> **Written exercise**: Begin with the first line of the material and write out each line exactly, ending with the line that contains "import seaborn as sns". Pictures are not part of the copy.

> **Data lines**:
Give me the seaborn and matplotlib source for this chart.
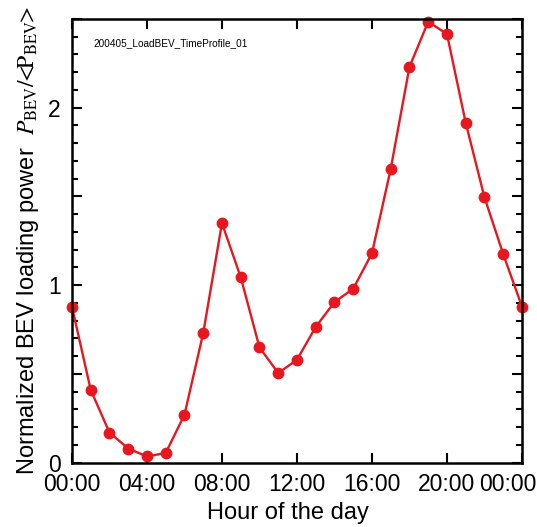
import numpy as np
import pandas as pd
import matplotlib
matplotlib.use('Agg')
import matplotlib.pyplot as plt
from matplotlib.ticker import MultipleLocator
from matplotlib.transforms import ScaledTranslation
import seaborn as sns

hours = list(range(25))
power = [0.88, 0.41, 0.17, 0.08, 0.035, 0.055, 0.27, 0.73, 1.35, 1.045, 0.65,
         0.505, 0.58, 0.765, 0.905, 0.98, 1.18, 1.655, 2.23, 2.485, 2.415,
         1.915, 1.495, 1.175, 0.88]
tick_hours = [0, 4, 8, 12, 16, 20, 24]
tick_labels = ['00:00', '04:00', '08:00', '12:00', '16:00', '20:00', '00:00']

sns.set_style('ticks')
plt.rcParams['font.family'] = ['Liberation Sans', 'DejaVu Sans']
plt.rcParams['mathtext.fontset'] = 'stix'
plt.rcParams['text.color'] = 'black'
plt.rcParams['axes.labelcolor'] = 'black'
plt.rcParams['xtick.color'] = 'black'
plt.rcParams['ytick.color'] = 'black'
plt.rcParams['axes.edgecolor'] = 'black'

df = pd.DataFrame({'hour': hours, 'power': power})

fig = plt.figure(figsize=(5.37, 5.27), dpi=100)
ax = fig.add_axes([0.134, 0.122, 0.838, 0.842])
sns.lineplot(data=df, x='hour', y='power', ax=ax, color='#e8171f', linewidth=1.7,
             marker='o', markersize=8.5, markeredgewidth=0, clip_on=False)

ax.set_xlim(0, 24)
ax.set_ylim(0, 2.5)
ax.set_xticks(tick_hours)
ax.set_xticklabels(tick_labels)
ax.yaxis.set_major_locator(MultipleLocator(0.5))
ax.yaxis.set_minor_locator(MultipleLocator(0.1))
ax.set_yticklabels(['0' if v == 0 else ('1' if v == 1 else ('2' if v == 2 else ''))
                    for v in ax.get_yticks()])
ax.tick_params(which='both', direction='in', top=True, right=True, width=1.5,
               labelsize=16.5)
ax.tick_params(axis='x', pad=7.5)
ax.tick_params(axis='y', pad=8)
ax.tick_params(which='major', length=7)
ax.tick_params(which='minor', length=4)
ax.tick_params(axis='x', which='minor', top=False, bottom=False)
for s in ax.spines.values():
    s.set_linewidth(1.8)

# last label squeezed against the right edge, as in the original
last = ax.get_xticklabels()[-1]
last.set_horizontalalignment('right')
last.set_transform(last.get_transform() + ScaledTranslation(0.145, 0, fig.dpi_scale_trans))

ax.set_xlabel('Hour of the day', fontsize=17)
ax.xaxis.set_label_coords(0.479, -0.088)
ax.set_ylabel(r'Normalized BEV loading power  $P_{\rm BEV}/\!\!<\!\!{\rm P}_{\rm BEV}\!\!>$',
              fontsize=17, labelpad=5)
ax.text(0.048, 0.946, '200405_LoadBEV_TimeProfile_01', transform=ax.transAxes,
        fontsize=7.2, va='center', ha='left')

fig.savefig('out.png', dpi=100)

> **Problem solution**:
Give me the seaborn and matplotlib source for this chart.
import numpy as np
import pandas as pd
import matplotlib
matplotlib.use('Agg')
import matplotlib.pyplot as plt
from matplotlib.ticker import MultipleLocator
from matplotlib.transforms import ScaledTranslation
import seaborn as sns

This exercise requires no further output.